Yes, and this feedback came both from the operator involved in the project and from other operators. Some of them have excluded certain areas of the city for offering the service, because of bad positioning performance impacting user experiences. This is mainly a problem in narrow streets of old districts.
How does your Galileo receiver provide an answer to these problems?
Galileo, in combination with GPS and other satellite navigation systems, will provide increased availability of satellites and new signals. All in all, we expect that its use will result in improved availability, accuracy and reliability of the position computation.
Concretely, the project consisted in replacing MOTIT’s GPS standalone receiver with a Galileo receiver fully integrated in the electronics of the motorbike. So G MOTIT was not a basic research project focusing on algorithm development, but it rather focused on technology integration and demonstration for a relevant use case.
The demonstration in Paris has just started. Any learnings or feedback so far?
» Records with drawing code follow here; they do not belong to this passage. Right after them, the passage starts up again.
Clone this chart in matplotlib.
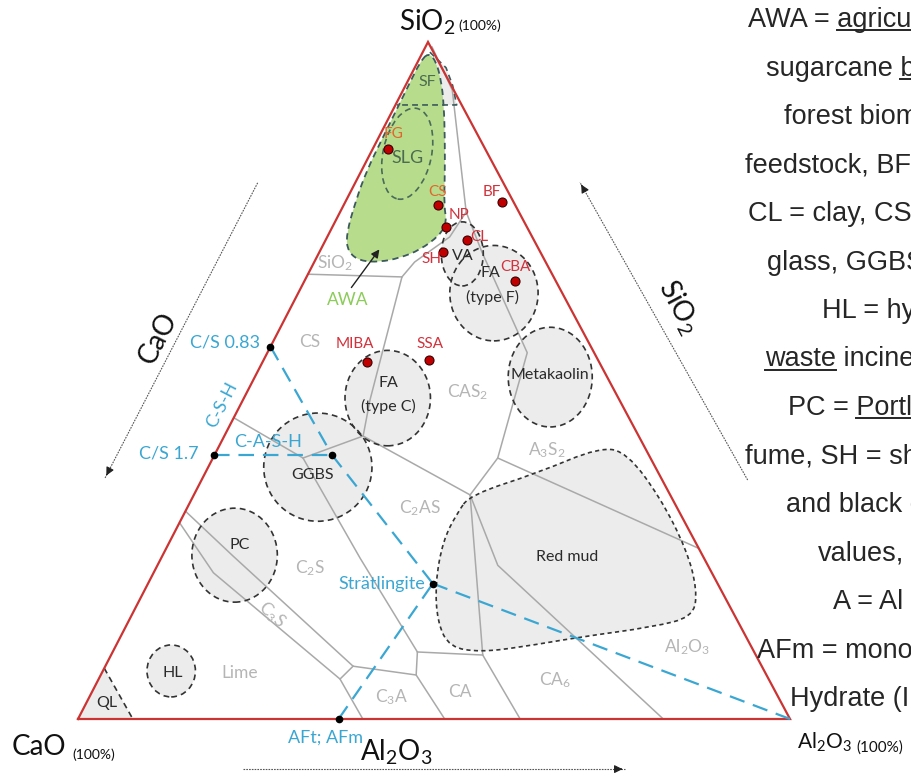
import numpy as np
import matplotlib
matplotlib.use("Agg")
import matplotlib.pyplot as plt
from matplotlib.lines import Line2D
from matplotlib.patches import Ellipse, PathPatch, Polygon
from matplotlib.path import Path
from matplotlib.transforms import IdentityTransform

plt.rcParams["font.family"] = ["Lato", "DejaVu Sans"]
plt.rcParams["mathtext.fontset"] = "custom"
plt.rcParams["mathtext.rm"] = "Lato"
plt.rcParams["mathtext.default"] = "regular"

# all compositions are wt% given as (SiO2, Al2O3); CaO is the balance

# raw materials (red dots)
material_names = ["FG", "CS", "BF", "NP", "CL", "SH", "CBA", "MIBA", "SSA"]
material_sio2 = [84.2, 75.9, 76.4, 72.7, 70.7, 69.0, 64.7, 52.7, 53.1]
material_al2o3 = [2.1, 13.2, 22.0, 16.0, 19.9, 17.3, 29.6, 14.7, 23.2]

# material fields drawn as dashed ellipses
field_names = ["SLG", "VA", "FA type F", "Metakaolin", "FA type C", "GGBS", "PC", "HL"]
field_sio2 = [83.5, 68.7, 62.9, 50.5, 47.4, 37.2, 24.2, 7.1]
field_al2o3 = [5.2, 20.2, 27.5, 41.5, 20.2, 15.4, 10.1, 9.6]

# agricultural waste ash field (outline)
awa_sio2 = [98.4, 97.3, 94.4, 90.7, 85.5, 80.4, 75.9, 73.4, 71.5, 69.3, 68.1,
            67.5, 67.65, 69.0, 71.5, 76.7, 81.1, 85.5, 90.0, 94.1, 97.0]
awa_al2o3 = [0.8, 2.4, 4.6, 6.8, 9.5, 12.0, 14.1, 15.7, 15.7, 14.0, 11.7,
             9.2, 6.35, 4.0, 2.5, 1.35, 0.73, 0.6, 0.5, 0.4, 0.35]

# silica fume cap
sf_sio2 = [98.5, 96.2, 93.6, 90.7, 90.7, 94.4, 97.3]
sf_al2o3 = [1.0, 4.4, 6.6, 8.6, 6.8, 4.6, 2.4]

# red mud field (outline)
redmud_sio2 = [33.1, 36.3, 40.2, 39.3, 32.8, 25.0, 19.05, 15.1, 13.6, 12.1,
               10.6, 9.9, 10.6, 14.2, 20.1, 26.4, 30.4]
redmud_al2o3 = [38.8, 46.6, 53.6, 57.8, 65.6, 73.2, 77.6, 79.0, 74.1, 64.5,
                56.9, 51.6, 47.0, 43.5, 40.3, 38.3, 38.3]

# quicklime corner
ql_sio2 = [0, 7.5, 0]
ql_al2o3 = [0, 0, 7.7]

# phase-field boundaries of the CaO-SiO2-Al2O3 system
boundaries = [
    [(65.7, 0), (65.3, 13.4)],
    [(65.3, 13.4), (67.5, 14.1), (69.3, 15.6), (71.2, 17.2), (74.9, 17.7)],
    [(99.3, 0.9), (92.9, 6.9), (74.9, 17.7), (69.0, 22.8), (54.1, 36.5),
     (38.55, 40.0), (33.1, 38.8)],
    [(38.55, 40.0), (25.2, 74.8)],
    [(65.3, 13.4), (47.1, 17.85), (41.8, 19.5)],
    [(41.8, 19.5), (33.1, 38.8)],
    [(41.8, 19.5), (38.55, 12.65)],
    [(44.5, 0), (38.55, 12.65)],
    [(38.55, 12.65), (23.8, 27.9), (9.9, 42.8)],
    [(9.9, 42.8), (9.45, 52.2)],
    [(9.45, 52.2), (33.1, 38.8)],
    [(9.45, 52.2), (0, 62.1)],
    [(33.1, 38.8), (22.7, 47.8), (0, 82.2)],
    [(9.9, 42.8), (6.5, 44.3), (0, 51.5)],
    [(6.5, 44.3), (7.8, 34.8)],
    [(30.7, 0), (24.1, 9.9), (7.8, 34.8)],
    [(7.8, 34.8), (5.9, 33.9), (0, 40.0)],
    [(29.0, 0), (21.6, 8.4), (5.9, 33.9)],
]

phase_labels = ["SiO$_2$", "CS", "CAS$_2$", "A$_3$S$_2$", "C$_2$AS", "C$_2$S",
                "C$_3$S", "Lime", "C$_3$A", "CA", "CA$_6$", "Al$_2$O$_3$"]
phase_sio2 = [67.4, 55.7, 48.3, 39.7, 31.2, 22.3, 15.4, 6.8, 3.25, 4.0, 5.8, 10.6]
phase_al2o3 = [3.0, 5.2, 31.0, 46.3, 32.7, 21.6, 19.7, 19.4, 42.5, 51.7, 64.2, 80.3]

# hydrate compositions (blue)
hydrate_names = ["C/S 0.83", "C/S 1.7", "C-A-S-H", "Strätlingite", "AFt; AFm"]
hydrate_sio2 = [55.0, 39.0, 39.0, 20.0, 0.0]
hydrate_al2o3 = [0.0, 0.0, 16.5, 40.0, 36.6]

field_labels = ["SF", "SLG", "VA", "FA", "(type F)", "Metakaolin", "FA", "(type C)",
                "GGBS", "PC", "HL", "QL", "Red mud"]
field_label_sio2 = [94.1, 82.9, 68.4, 65.9, 62.2, 50.8, 49.6, 46.1, 36.0, 25.7, 6.8, 2.4, 23.9]
field_label_al2o3 = [2.8, 5.5, 20.4, 25.5, 27.6, 41.3, 19.2, 20.9, 15.3, 10.1, 9.9, 2.8, 56.9]

notes = ["AWA = agricultural", "sugarcane bagasse", "forest biomass",
         "feedstock, BF = b", "CL = clay, CS = c", "glass, GGBS = g",
         "HL = hydraulic", "waste incineration", "PC = Portland",
         "fume, SH = shale", "and black circles", "values,", "A = Al",
         "AFm = monosulfate", "Hydrate (I"]
notes_underlined = ["agricultural", "bagasse", None, None, None, None, None,
                    "waste", "Portland", None, None, None, None, None, None]
notes_left = [748, 766, 784, 745, 748, 767, 822, 765, 788, 745, 786, 818, 833, 757, 790]

W, H = 911, 776
APEX = 350 / 712
TALL = 677 / 712


def tern(sio2, al2o3):
    s = np.asarray(sio2, float) / 100
    a = np.asarray(al2o3, float) / 100
    return a + APEX * s, TALL * s


def closed_curve(sio2, al2o3, **kw):
    x, y = tern(sio2, al2o3)
    p = np.column_stack([x, y])
    mids = (p + np.roll(p, -1, axis=0)) / 2
    verts = [mids[-1]]
    codes = [Path.MOVETO]
    for i in range(len(p)):
        verts += [p[i], mids[i]]
        codes += [Path.CURVE3, Path.CURVE3]
    return PathPatch(Path(verts, codes), **kw)


fig = plt.figure(figsize=(W / 100, H / 100), dpi=100)
ax = fig.add_axes([0, 0, 1, 1])
ax.set_xlim(-78 / 712, (W - 78) / 712)
ax.set_ylim(-57 / 712, (H - 57) / 712)
ax.axis("off")

grey_fill = "#ececec"
dash_col = "#333333"
dash = (0, (3.5, 2.5))
blue = "#3aa7d3"
red_txt = "#d2323c"

# fields
ax.add_patch(closed_curve(awa_sio2, awa_al2o3, fc="#b6dc8c", ec="none", zorder=1))
ax.add_patch(Polygon(np.column_stack(tern(sf_sio2, sf_al2o3)), fc=grey_fill, ec="none", zorder=1))
spread_x = [3.4, 2.95, 6.2, 5.9, 6.0, 7.6, 6.0, 3.4]
spread_y = [6.5, 4.5, 6.7, 7.0, 6.7, 7.6, 6.6, 3.65]
tilt = [-12, 0, 0, 0, 0, 0, 0, 0]
for s, a, rx, ry, ang, name in zip(field_sio2, field_al2o3, spread_x, spread_y, tilt, field_names):
    c = tern(s, a)
    fc = "none" if name == "SLG" else grey_fill
    ax.add_patch(Ellipse(c, 2 * rx / 100, 2 * ry / 100, angle=ang, fc=fc, ec="none", zorder=1))
    ax.add_patch(Ellipse(c, 2 * rx / 100, 2 * ry / 100, angle=ang, fill=False,
                         ec="#4a6a5a" if name == "SLG" else dash_col,
                         lw=1.2, ls=dash, zorder=4))
ax.add_patch(closed_curve(redmud_sio2, redmud_al2o3, fc=grey_fill, ec="none", zorder=1))
ax.add_patch(closed_curve(redmud_sio2, redmud_al2o3, fill=False, ec=dash_col, lw=1.2,
                          ls=(0, (2.5, 2)), zorder=4))
ax.add_patch(Polygon(np.column_stack(tern(ql_sio2, ql_al2o3)), fc=grey_fill, ec="none", zorder=1))

# phase boundaries
for line in boundaries:
    s, a = zip(*line)
    ax.plot(*tern(s, a), color="#a9a9a9", lw=1.1, zorder=2, solid_capstyle="round")

for lab, s, a in zip(phase_labels, phase_sio2, phase_al2o3):
    ax.text(*tern(s, a), lab, color="#b5b5b5", fontsize=12.5, ha="center", va="center",
            rotation=-42 if lab == "C$_3$S" else 0, zorder=3)

# dashed outlines on top of the boundaries
ax.add_patch(closed_curve(awa_sio2, awa_al2o3, fill=False, ec="#3c5a5c", lw=1.3, ls=dash, zorder=4))
ax.plot(*tern(sf_sio2[:4] + [90.7], sf_al2o3[:4] + [0.2]), color="#3c5a5c", lw=1.2, ls=dash, zorder=4)
ax.plot(*tern(ql_sio2[1:] + [0], ql_al2o3[1:] + [0]), color=dash_col, lw=1.2, ls=dash, zorder=4)

# ternary frame
ax.plot(*tern([0, 0, 100, 0], [0, 100, 0, 0]), color="#cc3333", lw=1.6, zorder=5,
        solid_joinstyle="miter")

# hydrate tie lines
hx, hy = tern(hydrate_sio2 + [0], hydrate_al2o3 + [100])
for i, j in [(0, 2), (1, 2), (2, 3), (3, 5), (4, 3)]:
    ax.plot([hx[i], hx[j]], [hy[i], hy[j]], color=blue, lw=1.6, dashes=(7, 4), zorder=5)
ax.plot(hx[:5], hy[:5], "o", color="black", ms=4.5, zorder=6)
blue_offsets = [(-10, 4, "right"), (-16, 1, "right"), (-64, 13, "center"),
                (-8, 0, "right"), (-13, -19, "center")]
for i, (dx, dy, ha) in enumerate(blue_offsets):
    ax.annotate(hydrate_names[i], (hx[i], hy[i]), xytext=(dx, dy), textcoords="offset pixels",
                color=blue, fontsize=13, ha=ha, va="center", zorder=7)
ax.text(*tern(46.4, -2.6), "C-S-H", color=blue, fontsize=13, rotation=62.7,
        ha="center", va="center", zorder=7)

# raw materials
mx, my = tern(material_sio2, material_al2o3)
ax.plot(mx, my, "o", mfc="#c00000", mec="#3a0000", mew=0.8, ms=6.5, zorder=6)
label_offsets = [(6, 15), (0, 13), (-10, 10), (13, 12), (12, 3), (-11, -7), (0, 14), (-12, 18), (1, 16)]
for name, x, y, (dx, dy) in zip(material_names, mx, my, label_offsets):
    col = "#e0662e" if name in ("FG", "CS") else red_txt
    ax.annotate(name, (x, y), xytext=(dx, dy), textcoords="offset pixels", color=col,
                fontsize=11, ha="center", va="center", zorder=7)

for lab, s, a in zip(field_labels, field_label_sio2, field_label_al2o3):
    col = "#4d6b50" if lab in ("SF", "SLG") else "#2a2a2a"
    ax.text(*tern(s, a), lab, color=col, fontsize=11.5 if lab != "SLG" else 13,
            ha="center", va="center", zorder=7)

# AWA pointer
ax.annotate("", xy=tern(69.7, 8.3), xytext=tern(63.4, 7.0),
            arrowprops=dict(arrowstyle="-|>", color="#222222", lw=1.0, mutation_scale=12), zorder=7)
ax.text(*tern(61.9, 7.4), "AWA", color="#8ccc5a", fontsize=12.5, ha="center", va="center", zorder=7)

# corner labels
big = 20
corner_sio2 = [100, 0, 0]
corner_al2o3 = [0, 0, 100]
cx, cy = tern(corner_sio2, corner_al2o3)
ax.annotate("SiO$_2$", (cx[0], cy[0]), xytext=(27, 12), textcoords="offset pixels",
            fontsize=big, ha="right", va="baseline", color="#111111")
ax.annotate("(100%)", (cx[0], cy[0]), xytext=(30, 12), textcoords="offset pixels",
            fontsize=10, ha="left", va="baseline", color="#111111")
ax.annotate("CaO", (cx[1], cy[1]), xytext=(-66, -36), textcoords="offset pixels",
            fontsize=big, ha="left", va="baseline", color="#111111")
ax.annotate("(100%)", (cx[1], cy[1]), xytext=(-6, -40), textcoords="offset pixels",
            fontsize=10, ha="left", va="baseline", color="#111111")
ax.annotate("Al$_2$O$_3$", (cx[2], cy[2]), xytext=(7, -30), textcoords="offset pixels",
            fontsize=15, ha="left", va="baseline", color="#111111")
ax.annotate("(100%)", (cx[2], cy[2]), xytext=(66, -33), textcoords="offset pixels",
            fontsize=11, ha="left", va="baseline", color="#111111")

# component axes with direction arrows
axis_col = "#555555"
for (s0, a0), (s1, a1) in [((79.2, -13.7), (35.6, -13.7)),
                           ((35.3, 76.7), (79.3, 31.5)),
                           ((-7.4, 26.8), (-7.4, 80.5))]:
    x, y = tern([s0, s1], [a0, a1])
    ax.plot(x, y, color=axis_col, lw=0.8, ls=(0, (1.5, 1)))
    ax.annotate("", xy=(x[1], y[1]), xytext=(x[1] - 0.02 * (x[1] - x[0]), y[1] - 0.02 * (y[1] - y[0])),
                arrowprops=dict(arrowstyle="-|>", color="#222222", lw=0.8, mutation_scale=12))
ax.text(*tern(56.3, -16.4), "CaO", fontsize=big, rotation=62.7, ha="center", va="center", color="#111111")
ax.text(*tern(60.9, 54.3), "SiO$_2$", fontsize=big, rotation=-62, ha="center", va="center", color="#111111")
ax.text(*tern(-4.9, 47.1), "Al$_2$O$_3$", fontsize=big, ha="center", va="center", color="#111111")

# abbreviations column
renderer = fig.canvas.get_renderer()
note_font = dict(family=["Liberation Sans", "DejaVu Sans"], size=19.5, color="#262626")
for i, (txt, word, left) in enumerate(zip(notes, notes_underlined, notes_left)):
    base = 27 + 48.5 * i
    pos = (left / W, 1 - base / H)
    t = fig.text(*pos, txt, ha="left", va="baseline", **note_font)
    if word:
        end = txt.index(word) + len(word)
        probe = fig.text(*pos, txt[:end], ha="left", va="baseline", **note_font)
        probe_w = fig.text(*pos, word, ha="left", va="baseline", **note_font)
        x1 = probe.get_window_extent(renderer).x1
        w = probe_w.get_window_extent(renderer).width
        probe.remove()
        probe_w.remove()
        yb = fig.transFigure.transform(pos)[1] - 3
        fig.add_artist(Line2D([x1 - w, x1], [yb, yb], transform=IdentityTransform(),
                              color="#262626", lw=1.4))

fig.savefig("out.png", dpi=100)
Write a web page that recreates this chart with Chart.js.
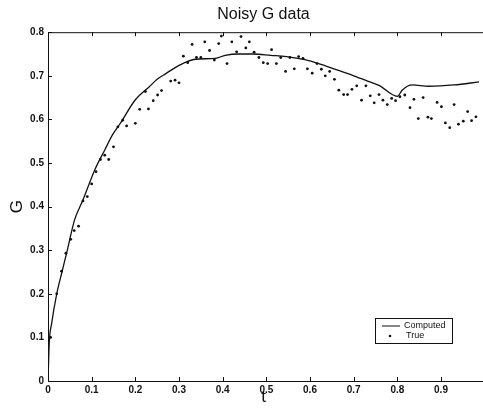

We began with the demonstration in early December. The project was extended up to March 2017, and users in Paris can already benefit from the improvements brought by the new Galileo receiver. It’s too soon to give any feedback on this demonstration, but we certainly hope that, once concluded and as soon as we obtain a commercial agreement with the operator, the new system will be deployed for users in Barcelona as well.
What are the next steps now that the project is almost completed?
We will try to commercialise the technology among other sharing operators. Car sharing one-way services could also be interested in this technology, just like other mobility on demand services such as ridesharing, microtransit, etc.